Мария благородна и строга, как и у Альбертинелли, однако движения ее изящнее, а ангел так прекрасен, как под силу было бы его выполнить одному лишь Леонардо — со всем очарованием юношеской мечтательности в наклоненной слегка вперед и набок голове. Он произносит свои слова приветствия и протягивает руку к изумленной Деве, одновременно преклоняя колено. Вот полное благоговения приветствие на расстоянии — ничего общего с той бурно врывающейся школьницей, как у Гирландайо или Лоренцо ди Креди. И — впервые со времен готики — ангел является на облаке. На священное изображение вновь допускается чудесное. Заданный тон мечтательности находит ответ и продолжение в двух сопровождающих фигурах ангелов с вьющимися волосами и мягкими тенями, лежащими у глаз.
Вразрез с принятым расположением Мария стоит слева, а ангел появляется справа. Быть может, Андреа было желательно, чтобы вытянутая вперед (правая) рука не закрывала тела. Только теперь — и именно поэтому — фигура приобретает полную выразительную ясность. Рука обнажена, как и ноги сопровождающих ангелов, и рисунок явственно обнаруживает ученика Микеланджело. Левая рука держит стебель лилии совершенно по-микеланджеловски.
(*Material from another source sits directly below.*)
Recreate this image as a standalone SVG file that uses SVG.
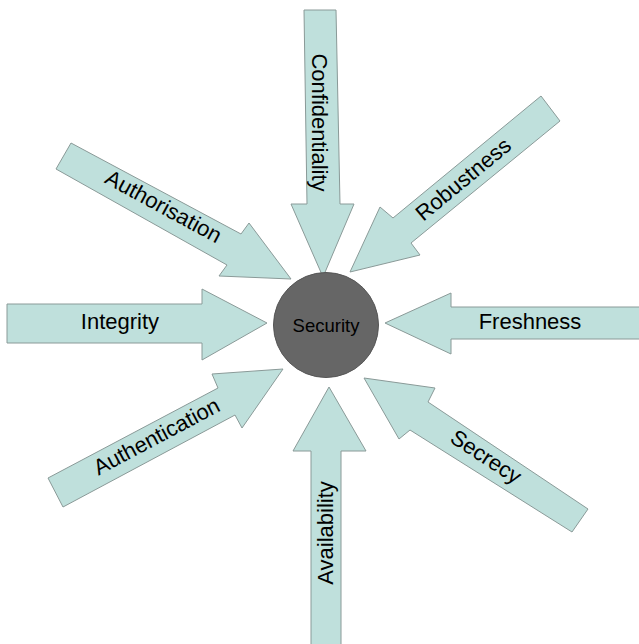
<svg xmlns="http://www.w3.org/2000/svg" width="639" height="644" viewBox="0 0 639 644">
  <style>
    .arrow { fill: #bfe0dc; stroke: #8a9a98; stroke-width: 1; stroke-linejoin: miter; }
    .label { font-family: "Liberation Sans", Arial, sans-serif; font-size: 22px; fill: #000000; text-anchor: middle; }
    .hub { fill: #666666; stroke: #555555; stroke-width: 1; }
    .hub-label { font-family: "Liberation Sans", Arial, sans-serif; font-size: 18.5px; fill: #000000; text-anchor: middle; }
  </style>
  <rect width="639" height="644" fill="#ffffff"/>

  <!-- block arrows pointing at the central circle -->
  <g id="connectors">
    <g id="confidentiality">
      <polygon class="arrow" points="304,10 336,10 340,204 354,204 323,277 291,204 307,204"/>
      <text class="label" transform="translate(312,122.5) rotate(90)">Confidentiality</text>
    </g>
    <g id="robustness">
      <polygon class="arrow" points="541,96 560,121 411,243 420,255 350,272 380,207 393,218"/>
      <text class="label" transform="translate(468,185) rotate(-39.5)">Robustness</text>
    </g>
    <g id="authorisation">
      <polygon class="arrow" points="71,143 241,234 249,223 291,279 219,276 227,265 56,169"/>
      <text class="label" transform="translate(160,213) rotate(28.5)">Authorisation</text>
    </g>
    <g id="integrity">
      <polygon class="arrow" points="7,304 202,304 202,289 267,323 202,360 202,343 7,343"/>
      <text class="label" x="120" y="328.5">Integrity</text>
    </g>
    <g id="freshness">
      <polygon class="arrow" points="650,307 451,307 451,293 385,323 451,354 451,339 650,339"/>
      <text class="label" x="530" y="329">Freshness</text>
    </g>
    <g id="authentication">
      <polygon class="arrow" points="48,478 218,388 212,374 283,369 242,428 235,415 63,507"/>
      <text class="label" transform="translate(160,443) rotate(-28)">Authentication</text>
    </g>
    <g id="secrecy">
      <polygon class="arrow" points="588,509 428,402 435,388 364,378 399,439 410,430 572,532"/>
      <text class="label" transform="translate(482,463) rotate(33)">Secrecy</text>
    </g>
    <g id="availability">
      <polygon class="arrow" points="311,650 311,451 293,451 329,387 366,451 341,451 341,650"/>
      <text class="label" transform="translate(332.5,533) rotate(-90)">Availability</text>
    </g>
  </g>

  <!-- central node -->
  <g id="security">
    <circle class="hub" cx="326" cy="325" r="52.5"/>
    <text class="hub-label" x="326" y="331.5">Security</text>
  </g>
</svg>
Картина еще не вполне свободна от отвлекающих деталей, однако архитектура заднего плана превосходна и нова. Она укрепляет фигуры и связывает их между собой. Линии пейзажа также принимают участие в общем движении.
В Палаццо Питти имеется еще одно «Благовещение», относящееся к позднему периоду Андреа (1528); первоначально написанное в люнете, ныне оно дополнено до прямоугольника (рис. 124 {22}). Здесь со всей очевидностью раскрывается противоположность того, чем был художник в начале и в конце своего пути. Далеко превосходя первую композицию по живописной виртуозности, это второе изображение обнаруживает тем не менее пустоту выражения, и тут уж нас не введет в обман никакое волшебство по части разработки воздуха и драпировок.
В «Мадонне с гарпиями» [Уффици] (рис. 125) Мария предстает перед нами зрелой женщиной, а Андреа — зрелым художником. Это самая благородная из всех флорентийских Мадонн, царственная в подаче себя, исполненная самосознания, а потому она совершенно несхожа с Рафаэлевой «Сикстинской Мадонной», которая вовсе о себе не думает.
Подобная статуе, стоит она на постаменте и смотрит вниз. Мальчик виснет у нее на шее, а она без каких-либо усилий удерживает весомую ношу на одной руке. Другая рука, удерживающая опертую на бедро книгу, спускается вниз. Также и это — мотив монументального стиля. Ничего материнского и задушевного, никакой жанровой игры с книгой, одна идеальная поза. Да в ней она и не смогла бы читать — не смогла бы даже захотеть читать. То, как широко лежит рука на корешке книги, является особенно прекрасным примером величественного жеста чинквеченто[106]
.Сопровождающие святые — Франциск и евангелист Иоанн — наделены богатым движением, однако находятся в подчиненном Мадонне положении уже хотя бы потому, что даны в профиль. Тесно сдвинутые друг к другу, вместе фигуры образуют единый комплекс, и богатая содержанием группа обретает дополнительную мощь вследствие пространственного соотношения: ни клочка излишнего пространства, тела повсюду примыкают к краям картины. Замечательно, что никакого впечатления обуженности при этом не возникает. В ряду средств, способствующих этому — пара уходящих вверх пилястров.
К скульптурному богатству добавляется еще и живописное богатство изображения. Андреа старается отобрать у наших глаз такие силуэты, вдоль которых можно было бы скользить взором, и вместо сплошных линий предлагает только отдельные светлые выпуклые поверхности. Из полутьмы то там, то тут выступает освещенная часть, чтобы тут же вновь погрузиться в тень. Равномерное и отчетливое развитие форм на свету прекращается. Глаз оказывается пребывающим в постоянном пленяющем движении, в результате чего возникает воплощенное в пространстве телесное впечатление, естественным образом одерживающее победу над всем более ранним богатством плоскостного стиля.